As a deliberate take on The Divine Comedy, Notre Musique has afterlife as its central problem, only this time it is reached by a new means and will thus have new implications. Death is ‘the impossible of the possible, or the possible of the impossible’, and as a fact has no significance for a philosophical inquiry. Now it is the act of death that matters. In Olga’s case, suicide, or voluntary death, becomes a response of a humane person to violence and the extinction of free will. ‘We cannot free ourselves, and we call that democracy’, says narrator; so, by committing suicide, one returns to his free “self”.

Godard expands Camus’s original definition of suicide as the only truly philosophical problem.
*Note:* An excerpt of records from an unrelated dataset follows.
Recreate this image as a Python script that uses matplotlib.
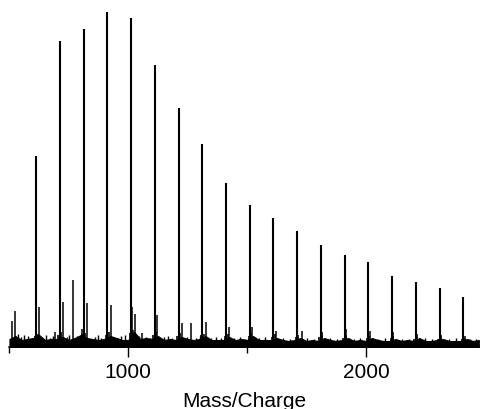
import numpy as np
import matplotlib
matplotlib.use('Agg')
import matplotlib.pyplot as plt
from matplotlib.ticker import MultipleLocator

plt.rcParams['font.family'] = ['Liberation Sans', 'DejaVu Sans']

# 主峰 (m/z, 强度)
peak_mz = [612, 712, 812, 912, 1012, 1112, 1212, 1312, 1412, 1512,
           1611, 1711, 1810, 1910, 2010, 2110, 2210, 2310, 2409]
peak_int = [188, 303, 315, 332, 326, 279, 236, 200, 161, 139,
            126, 113, 99, 89, 82, 68, 62, 56, 47]

# 伴峰
sat_mz = [511, 522, 626, 693, 727, 769, 807, 828, 929, 1017, 1029, 1059,
          1122, 1227, 1265, 1328, 1424, 1521, 1622, 1731, 1815, 1916,
          2017, 2113, 2214, 2315, 2416]
sat_int = [23, 33, 37, 12, 42, 64, 15, 41, 39, 37, 30, 11,
           29, 21, 21, 22, 17, 17, 13, 13, 12, 15,
           13, 12, 10, 9, 8]

# 主峰底部的小包
base_mz = [606, 618, 705, 718, 806, 818, 906, 918, 1006, 1020, 1106, 1117,
           1206, 1218, 1306, 1318, 1406, 1418, 1506, 1517, 1605, 1616,
           1705, 1716, 1804, 1816, 1904, 1915, 2004, 2015, 2104, 2116,
           2204, 2216, 2304, 2316, 2403, 2414]
base_int = [8, 10, 9, 12, 10, 11, 9, 12, 11, 14, 9, 12, 8, 11, 9, 10, 8, 10,
            8, 11, 7, 10, 7, 9, 7, 9, 6, 9, 6, 8, 6, 8, 5, 7, 5, 7, 5, 6]

# 基线上的噪声尖刺
spike_mz = [535, 548, 562, 580, 655, 670, 684, 740, 752, 785, 860, 872,
            885, 955, 968, 985, 1045, 1075, 1090, 1150, 1168, 1185, 1245,
            1285, 1300, 1350, 1370, 1390, 1445, 1470, 1490, 1550, 1575,
            1650, 1680, 1750, 1780, 1850, 1880, 1950, 1975, 2050, 2080,
            2150, 2180, 2250, 2280, 2350, 2380, 2440, 2465]
spike_int = [10, 7, 9, 8, 9, 6, 8, 7, 9, 8, 7, 9, 6, 6, 8, 9, 8, 7, 6, 7, 8,
             6, 7, 6, 8, 6, 7, 6, 6, 7, 5, 6, 7, 6, 5, 6, 5, 6, 5, 5, 6, 5,
             6, 5, 5, 6, 5, 5, 6, 5, 5]

# 基线噪声 (每25一个点, 500 到 2475)
noise_mz = list(range(500, 2500, 25))
noise_top = [5, 8, 4, 5, 6, 9, 4, 5, 5, 7, 4, 6, 9, 6, 5, 4,
             5, 8, 6, 4, 4, 12, 5, 6, 5, 8, 4, 5, 4, 7, 5, 4,
             5, 8, 4, 4, 4, 7, 4, 5, 4, 8, 4, 4, 4, 6, 4, 3,
             4, 6, 3, 4, 3, 6, 4, 3, 4, 6, 3, 4, 3, 6, 4, 3,
             3, 5, 3, 4, 3, 6, 3, 3, 4, 5, 3, 3, 3, 5, 3, 4]

fig = plt.figure(figsize=(4.8, 4.1), dpi=100)
ax = fig.add_axes([9 / 480, 62 / 410, 471 / 480, 348 / 410])

ax.fill_between(noise_mz, -3, noise_top, color='black', lw=0.8)
ax.vlines(spike_mz, 0, spike_int, color='black', lw=1.0)
ax.vlines(base_mz, 0, base_int, color='black', lw=1.2)
ax.vlines(sat_mz, 0, sat_int, color='black', lw=1.1)
ax.vlines(peak_mz, 0, peak_int, color='black', lw=1.5)

ax.set_xlim(498, 2480)
ax.set_ylim(-3, 345)

for s in ['top', 'right', 'left']:
    ax.spines[s].set_visible(False)
ax.spines['bottom'].set_linewidth(1.1)
ax.set_yticks([])
ax.xaxis.set_major_locator(MultipleLocator(1000))
ax.xaxis.set_minor_locator(MultipleLocator(500))
ax.tick_params(axis='x', which='major', length=7, width=1.0, pad=4, labelsize=15)
ax.tick_params(axis='x', which='minor', length=4, width=1.0)
ax.set_xlabel('Mass/Charge', fontsize=15, labelpad=7)

fig.savefig('out.png', dpi=100)
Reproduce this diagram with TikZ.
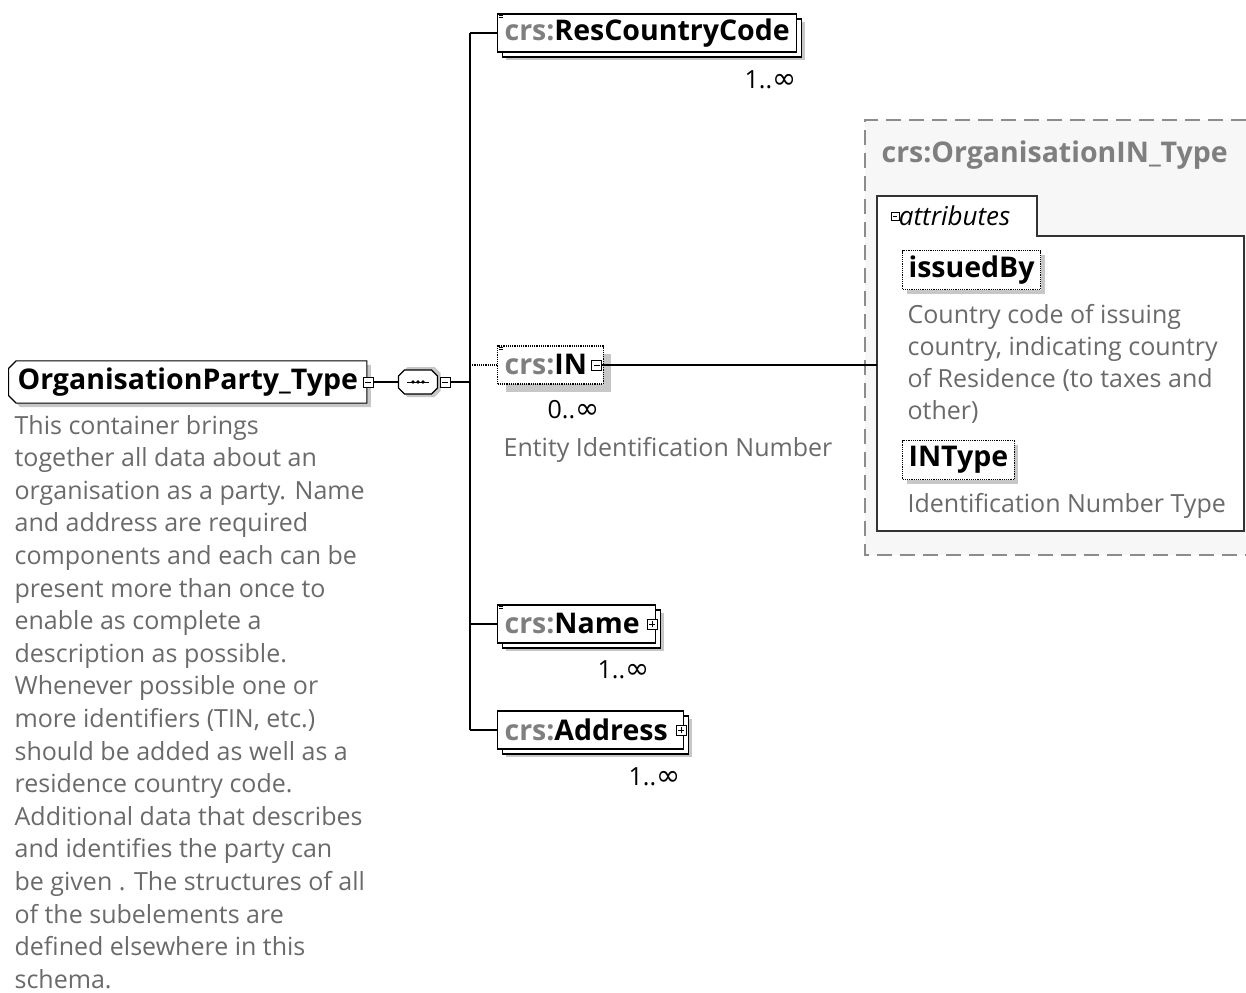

Notre Musique successfully shifts one’s mind from the choice between life and death, to the choice between a purposeless forced death in the course of war and a purposeful voluntary death for peace. Both, in effect, are wasted, and we turn the final page of ‘Purgatory’ with a distressing feeling of being unable to ever positively contribute to making peace.

Meanwhile, Olga has found herself in ‘Paradise’. In those heavenly groves, she discovers other young people playing handball or reading books. The wonderful peacefulness of the place is in a tense contradiction with the guarding angels in military forms, armed with rifles and handguns. Through fascinating cinematography Godard sketches an image of Peace that needs to be protected by weapons against weapons. Amidst the rich scenery there is no bliss, and it takes Olga by surprise.

Recalling her earthy past, Olga uses the same vocabulary of opposition between the imaginary and the real. Only imaginary is certain, which means that her image will not be forgotten. This image of a young girl who dies a romantic death for an unreachable goal is indeed popular, as it follows from the media and peace activists’ reaction to the death of Rachel Corrie. But will these images have an impact? The thick river waters in Godard’s ‘Paradise’ also remind you of oblivion. After the carnage of ‘Hell’ and attempts to prevent it in ‘Purgatory’, ‘Paradise’ is a cul-de-sac, the Chamber of Glory for unwanted heroes. We may not make much of Godard-philosopher on other occasions, but the gripping image of modernity that he created in Notre Musique is, sadly, true.